Paterson, 29, laughs as she talks about her work – and acknowledges that it is finely balanced between seriousness and play. She is a romantic (with the romantic's understanding of futility) and with the patience, curiosity and technical persistence of a scientist. Scientists champion her work: she has recently become University College London's first artist in residence in the department of physics and astronomy. She grew up in the western highlands of Scotland and studied at Edinburgh and the Slade, where her MA involved recording a melting glacier – a work that launched her career but is likely to prove just the tip of the iceberg.’
Kate Kellaway, the Observer
‘Katie Paterson is rapidly establishing an international career through work that ‘reveals the poetic beauty and vastness of the universe’. Katie graduated from Edinburgh College of Art in 2004 and the Slade School of Fine Art, London, in 2007. Her Slade Masters show included Earth-Moon-Earth, in which Beethoven’s Moonlight Sonata was converted into Morse code, beamed onto the moon as a radio wave and returned to earth. The resulting score, with elements distorted and lost by its journey, is heard on a self-playing grand piano.

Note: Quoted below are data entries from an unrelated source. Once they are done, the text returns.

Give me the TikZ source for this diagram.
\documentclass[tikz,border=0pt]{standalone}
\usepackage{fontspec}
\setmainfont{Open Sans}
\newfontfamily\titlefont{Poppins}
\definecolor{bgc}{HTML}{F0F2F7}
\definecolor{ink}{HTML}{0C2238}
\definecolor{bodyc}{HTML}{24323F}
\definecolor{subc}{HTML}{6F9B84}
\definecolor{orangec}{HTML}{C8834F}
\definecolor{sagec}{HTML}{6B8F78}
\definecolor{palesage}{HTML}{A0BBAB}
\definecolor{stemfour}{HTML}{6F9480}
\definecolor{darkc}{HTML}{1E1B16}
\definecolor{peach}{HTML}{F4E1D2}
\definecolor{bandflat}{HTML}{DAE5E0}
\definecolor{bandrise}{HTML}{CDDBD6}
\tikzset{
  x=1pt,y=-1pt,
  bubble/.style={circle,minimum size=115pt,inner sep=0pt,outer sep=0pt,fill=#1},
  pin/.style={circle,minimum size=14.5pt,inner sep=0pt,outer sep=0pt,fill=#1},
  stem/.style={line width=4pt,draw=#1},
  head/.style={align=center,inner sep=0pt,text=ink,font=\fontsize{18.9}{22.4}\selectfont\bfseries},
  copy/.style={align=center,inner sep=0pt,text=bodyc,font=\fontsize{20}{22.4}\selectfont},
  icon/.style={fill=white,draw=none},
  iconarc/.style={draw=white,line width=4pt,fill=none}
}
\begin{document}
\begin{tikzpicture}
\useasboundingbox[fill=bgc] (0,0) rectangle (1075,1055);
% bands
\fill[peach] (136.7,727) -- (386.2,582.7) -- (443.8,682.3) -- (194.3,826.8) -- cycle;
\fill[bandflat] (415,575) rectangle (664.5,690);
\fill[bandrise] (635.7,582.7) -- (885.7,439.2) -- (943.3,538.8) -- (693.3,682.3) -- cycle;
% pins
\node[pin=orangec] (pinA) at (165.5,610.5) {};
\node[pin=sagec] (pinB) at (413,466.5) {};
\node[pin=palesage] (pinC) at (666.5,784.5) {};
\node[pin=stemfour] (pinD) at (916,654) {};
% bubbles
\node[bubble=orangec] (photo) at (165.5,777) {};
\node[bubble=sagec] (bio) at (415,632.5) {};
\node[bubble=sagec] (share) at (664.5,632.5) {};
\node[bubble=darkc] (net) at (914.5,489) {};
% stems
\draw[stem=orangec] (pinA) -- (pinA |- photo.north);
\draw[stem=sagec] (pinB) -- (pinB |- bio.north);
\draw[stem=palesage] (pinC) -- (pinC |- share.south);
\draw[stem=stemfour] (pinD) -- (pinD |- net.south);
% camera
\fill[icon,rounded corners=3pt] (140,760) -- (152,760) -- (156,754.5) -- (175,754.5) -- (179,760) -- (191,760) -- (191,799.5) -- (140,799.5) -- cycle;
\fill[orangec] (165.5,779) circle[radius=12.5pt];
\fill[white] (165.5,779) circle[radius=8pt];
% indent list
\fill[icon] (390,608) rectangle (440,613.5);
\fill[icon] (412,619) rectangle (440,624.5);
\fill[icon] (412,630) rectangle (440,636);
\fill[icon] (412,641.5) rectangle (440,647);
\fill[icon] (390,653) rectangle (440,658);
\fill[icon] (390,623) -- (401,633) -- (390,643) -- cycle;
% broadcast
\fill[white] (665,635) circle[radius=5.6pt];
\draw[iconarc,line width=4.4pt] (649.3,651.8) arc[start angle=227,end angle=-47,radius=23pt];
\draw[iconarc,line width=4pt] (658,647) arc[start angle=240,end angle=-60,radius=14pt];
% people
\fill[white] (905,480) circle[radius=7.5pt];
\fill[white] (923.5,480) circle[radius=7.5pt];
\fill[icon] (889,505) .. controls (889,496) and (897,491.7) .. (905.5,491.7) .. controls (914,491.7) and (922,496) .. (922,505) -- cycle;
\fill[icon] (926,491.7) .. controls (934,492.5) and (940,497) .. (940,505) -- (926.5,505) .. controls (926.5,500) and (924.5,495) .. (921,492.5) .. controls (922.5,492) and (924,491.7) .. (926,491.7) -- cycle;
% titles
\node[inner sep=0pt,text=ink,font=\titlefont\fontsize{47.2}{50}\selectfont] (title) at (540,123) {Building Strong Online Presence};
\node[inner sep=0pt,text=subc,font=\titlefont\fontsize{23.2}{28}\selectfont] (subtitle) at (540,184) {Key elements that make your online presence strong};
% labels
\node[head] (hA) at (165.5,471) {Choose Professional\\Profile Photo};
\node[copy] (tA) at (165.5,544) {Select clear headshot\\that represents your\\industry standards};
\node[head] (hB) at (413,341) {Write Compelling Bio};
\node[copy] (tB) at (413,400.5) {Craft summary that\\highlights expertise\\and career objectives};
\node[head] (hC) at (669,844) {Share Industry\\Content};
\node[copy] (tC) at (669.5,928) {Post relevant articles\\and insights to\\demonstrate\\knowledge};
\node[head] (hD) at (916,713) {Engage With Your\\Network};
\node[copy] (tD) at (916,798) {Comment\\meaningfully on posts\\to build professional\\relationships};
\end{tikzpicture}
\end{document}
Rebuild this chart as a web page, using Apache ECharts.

Since then she has been the first artist in residence at University College London’s Department of Physics and Astronomy, where she began History of Darkness, a slide collection of photographs of time and space. These are taken with various telescopes, including the most powerful in the world at the W M Keck Observatory in Hawaii. The collection which Katie intends to build throughout her life seems at first sight to be photographs of nothing, black film. In actual fact the numbers on the slide frame reveal the point in space and time that they document. As from earth we see the sun with a delay of eight minutes, because of the time it takes its light to travel, so the further the telescope sees into the universe the further back in time it can reveal, to within 5% of the big bang, believed to have occurred 13.7 billion years ago.
Katie’s projects consider not only what lies beyond our world but the earth itself, offering insight into ideas that are so profound our grasp on them is fragile. Inside this desert lies the tiniest grain of sand, for instance, was commissioned by the Whitstable Biennial in 2010 and involved taking a grain of sand from the Sahara desert and bringing it back to the UK, where it was cut down to 0.00005mm using nanotechnology. Katie then, carefully, carried this back to the desert and released it. It will never be seen but we know it is there, and that is enough to be moved by its presence. Although the works are meticulously planned and realized in collaboration with authorities in various disciplines, Katie’s approach enables a human connection that resonates beyond the intellect, taking consideration of the nature of the world and the universe to another level of appreciation.’